• _DATASET SECTION_
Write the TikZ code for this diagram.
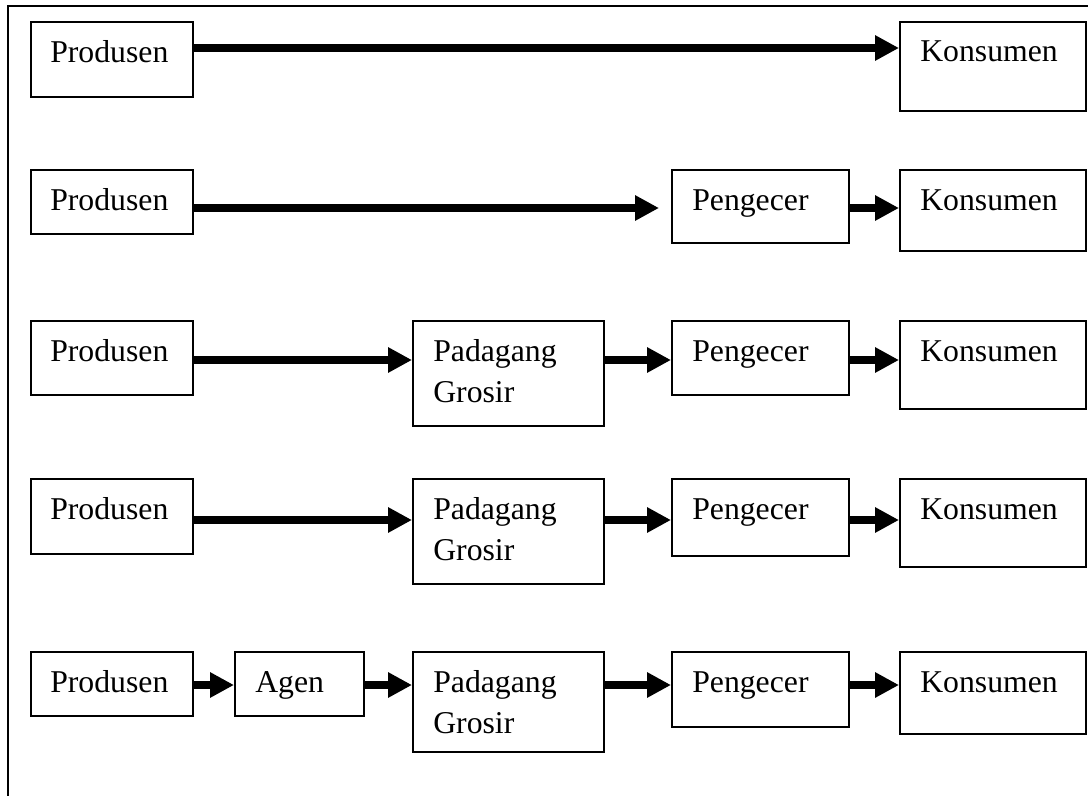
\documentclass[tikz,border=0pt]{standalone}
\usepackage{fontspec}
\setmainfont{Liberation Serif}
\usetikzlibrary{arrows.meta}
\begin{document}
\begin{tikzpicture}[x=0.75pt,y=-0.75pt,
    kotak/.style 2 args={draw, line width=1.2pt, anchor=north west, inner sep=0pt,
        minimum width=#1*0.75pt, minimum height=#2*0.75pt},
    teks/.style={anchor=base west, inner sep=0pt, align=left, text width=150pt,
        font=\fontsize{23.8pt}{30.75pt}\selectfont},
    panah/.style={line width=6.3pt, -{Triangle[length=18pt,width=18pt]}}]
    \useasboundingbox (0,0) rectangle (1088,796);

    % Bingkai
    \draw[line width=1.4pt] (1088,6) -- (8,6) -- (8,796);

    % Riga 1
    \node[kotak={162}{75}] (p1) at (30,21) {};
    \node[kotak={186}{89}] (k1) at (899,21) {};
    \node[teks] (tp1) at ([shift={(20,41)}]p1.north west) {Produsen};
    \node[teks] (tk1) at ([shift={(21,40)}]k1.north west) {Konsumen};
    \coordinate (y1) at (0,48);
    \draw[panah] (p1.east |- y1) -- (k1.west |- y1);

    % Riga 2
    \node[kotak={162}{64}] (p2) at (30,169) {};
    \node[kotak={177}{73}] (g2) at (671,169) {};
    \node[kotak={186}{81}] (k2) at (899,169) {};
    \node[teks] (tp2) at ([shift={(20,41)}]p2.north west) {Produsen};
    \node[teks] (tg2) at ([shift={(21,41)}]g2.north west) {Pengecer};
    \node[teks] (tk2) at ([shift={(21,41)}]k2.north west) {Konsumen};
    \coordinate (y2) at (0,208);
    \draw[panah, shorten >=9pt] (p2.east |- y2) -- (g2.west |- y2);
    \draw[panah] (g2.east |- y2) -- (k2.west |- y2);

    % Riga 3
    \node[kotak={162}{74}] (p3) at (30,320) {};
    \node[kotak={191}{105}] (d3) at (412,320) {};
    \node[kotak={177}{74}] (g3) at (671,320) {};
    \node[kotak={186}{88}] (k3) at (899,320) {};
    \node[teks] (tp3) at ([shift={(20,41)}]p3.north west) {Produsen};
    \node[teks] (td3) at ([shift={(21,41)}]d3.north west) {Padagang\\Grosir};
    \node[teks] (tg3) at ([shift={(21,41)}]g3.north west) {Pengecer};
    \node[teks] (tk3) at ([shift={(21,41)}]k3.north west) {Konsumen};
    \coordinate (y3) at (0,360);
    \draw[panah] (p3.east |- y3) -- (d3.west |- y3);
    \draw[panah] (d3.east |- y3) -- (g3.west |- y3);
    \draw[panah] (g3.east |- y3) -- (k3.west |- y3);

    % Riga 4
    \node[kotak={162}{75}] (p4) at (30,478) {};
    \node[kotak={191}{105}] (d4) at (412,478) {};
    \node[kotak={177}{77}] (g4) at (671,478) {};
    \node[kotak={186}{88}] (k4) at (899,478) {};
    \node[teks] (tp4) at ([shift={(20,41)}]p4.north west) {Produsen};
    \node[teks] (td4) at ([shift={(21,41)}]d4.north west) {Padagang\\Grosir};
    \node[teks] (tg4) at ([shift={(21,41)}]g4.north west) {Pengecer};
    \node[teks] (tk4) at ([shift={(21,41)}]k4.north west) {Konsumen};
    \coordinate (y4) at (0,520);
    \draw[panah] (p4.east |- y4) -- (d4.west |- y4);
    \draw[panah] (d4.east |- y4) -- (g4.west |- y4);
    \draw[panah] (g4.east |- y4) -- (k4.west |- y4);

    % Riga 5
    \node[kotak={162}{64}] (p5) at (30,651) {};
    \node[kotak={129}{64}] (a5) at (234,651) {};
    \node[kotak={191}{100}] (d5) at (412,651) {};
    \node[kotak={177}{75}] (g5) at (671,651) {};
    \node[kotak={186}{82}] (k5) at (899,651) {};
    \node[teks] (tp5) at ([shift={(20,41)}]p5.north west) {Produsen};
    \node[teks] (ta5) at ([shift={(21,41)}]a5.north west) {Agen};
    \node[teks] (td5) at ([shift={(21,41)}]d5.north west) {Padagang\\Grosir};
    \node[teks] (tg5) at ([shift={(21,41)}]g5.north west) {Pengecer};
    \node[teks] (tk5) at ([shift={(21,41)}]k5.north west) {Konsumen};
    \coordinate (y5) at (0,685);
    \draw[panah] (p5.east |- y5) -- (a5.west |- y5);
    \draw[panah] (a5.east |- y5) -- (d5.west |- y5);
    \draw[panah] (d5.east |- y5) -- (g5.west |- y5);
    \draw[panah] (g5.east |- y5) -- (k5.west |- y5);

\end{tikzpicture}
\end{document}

• _JOB_
Reproduce each line word for word and drop the pictures.

• _PROBLEM SOLUTION_
Write the TikZ code for this diagram.
\documentclass[tikz,border=0pt]{standalone}
\usepackage{fontspec}
\setmainfont{Liberation Serif}
\usetikzlibrary{arrows.meta}
\begin{document}
\begin{tikzpicture}[x=0.75pt,y=-0.75pt,
    kotak/.style 2 args={draw, line width=1.2pt, anchor=north west, inner sep=0pt,
        minimum width=#1*0.75pt, minimum height=#2*0.75pt},
    teks/.style={anchor=base west, inner sep=0pt, align=left, text width=150pt,
        font=\fontsize{23.8pt}{30.75pt}\selectfont},
    panah/.style={line width=6.3pt, -{Triangle[length=18pt,width=18pt]}}]
    \useasboundingbox (0,0) rectangle (1088,796);

    % Bingkai
    \draw[line width=1.4pt] (1088,6) -- (8,6) -- (8,796);

    % Riga 1
    \node[kotak={162}{75}] (p1) at (30,21) {};
    \node[kotak={186}{89}] (k1) at (899,21) {};
    \node[teks] (tp1) at ([shift={(20,41)}]p1.north west) {Produsen};
    \node[teks] (tk1) at ([shift={(21,40)}]k1.north west) {Konsumen};
    \coordinate (y1) at (0,48);
    \draw[panah] (p1.east |- y1) -- (k1.west |- y1);

    % Riga 2
    \node[kotak={162}{64}] (p2) at (30,169) {};
    \node[kotak={177}{73}] (g2) at (671,169) {};
    \node[kotak={186}{81}] (k2) at (899,169) {};
    \node[teks] (tp2) at ([shift={(20,41)}]p2.north west) {Produsen};
    \node[teks] (tg2) at ([shift={(21,41)}]g2.north west) {Pengecer};
    \node[teks] (tk2) at ([shift={(21,41)}]k2.north west) {Konsumen};
    \coordinate (y2) at (0,208);
    \draw[panah, shorten >=9pt] (p2.east |- y2) -- (g2.west |- y2);
    \draw[panah] (g2.east |- y2) -- (k2.west |- y2);

    % Riga 3
    \node[kotak={162}{74}] (p3) at (30,320) {};
    \node[kotak={191}{105}] (d3) at (412,320) {};
    \node[kotak={177}{74}] (g3) at (671,320) {};
    \node[kotak={186}{88}] (k3) at (899,320) {};
    \node[teks] (tp3) at ([shift={(20,41)}]p3.north west) {Produsen};
    \node[teks] (td3) at ([shift={(21,41)}]d3.north west) {Padagang\\Grosir};
    \node[teks] (tg3) at ([shift={(21,41)}]g3.north west) {Pengecer};
    \node[teks] (tk3) at ([shift={(21,41)}]k3.north west) {Konsumen};
    \coordinate (y3) at (0,360);
    \draw[panah] (p3.east |- y3) -- (d3.west |- y3);
    \draw[panah] (d3.east |- y3) -- (g3.west |- y3);
    \draw[panah] (g3.east |- y3) -- (k3.west |- y3);

    % Riga 4
    \node[kotak={162}{75}] (p4) at (30,478) {};
    \node[kotak={191}{105}] (d4) at (412,478) {};
    \node[kotak={177}{77}] (g4) at (671,478) {};
    \node[kotak={186}{88}] (k4) at (899,478) {};
    \node[teks] (tp4) at ([shift={(20,41)}]p4.north west) {Produsen};
    \node[teks] (td4) at ([shift={(21,41)}]d4.north west) {Padagang\\Grosir};
    \node[teks] (tg4) at ([shift={(21,41)}]g4.north west) {Pengecer};
    \node[teks] (tk4) at ([shift={(21,41)}]k4.north west) {Konsumen};
    \coordinate (y4) at (0,520);
    \draw[panah] (p4.east |- y4) -- (d4.west |- y4);
    \draw[panah] (d4.east |- y4) -- (g4.west |- y4);
    \draw[panah] (g4.east |- y4) -- (k4.west |- y4);

    % Riga 5
    \node[kotak={162}{64}] (p5) at (30,651) {};
    \node[kotak={129}{64}] (a5) at (234,651) {};
    \node[kotak={191}{100}] (d5) at (412,651) {};
    \node[kotak={177}{75}] (g5) at (671,651) {};
    \node[kotak={186}{82}] (k5) at (899,651) {};
    \node[teks] (tp5) at ([shift={(20,41)}]p5.north west) {Produsen};
    \node[teks] (ta5) at ([shift={(21,41)}]a5.north west) {Agen};
    \node[teks] (td5) at ([shift={(21,41)}]d5.north west) {Padagang\\Grosir};
    \node[teks] (tg5) at ([shift={(21,41)}]g5.north west) {Pengecer};
    \node[teks] (tk5) at ([shift={(21,41)}]k5.north west) {Konsumen};
    \coordinate (y5) at (0,685);
    \draw[panah] (p5.east |- y5) -- (a5.west |- y5);
    \draw[panah] (a5.east |- y5) -- (d5.west |- y5);
    \draw[panah] (d5.east |- y5) -- (g5.west |- y5);
    \draw[panah] (g5.east |- y5) -- (k5.west |- y5);

\end{tikzpicture}
\end{document}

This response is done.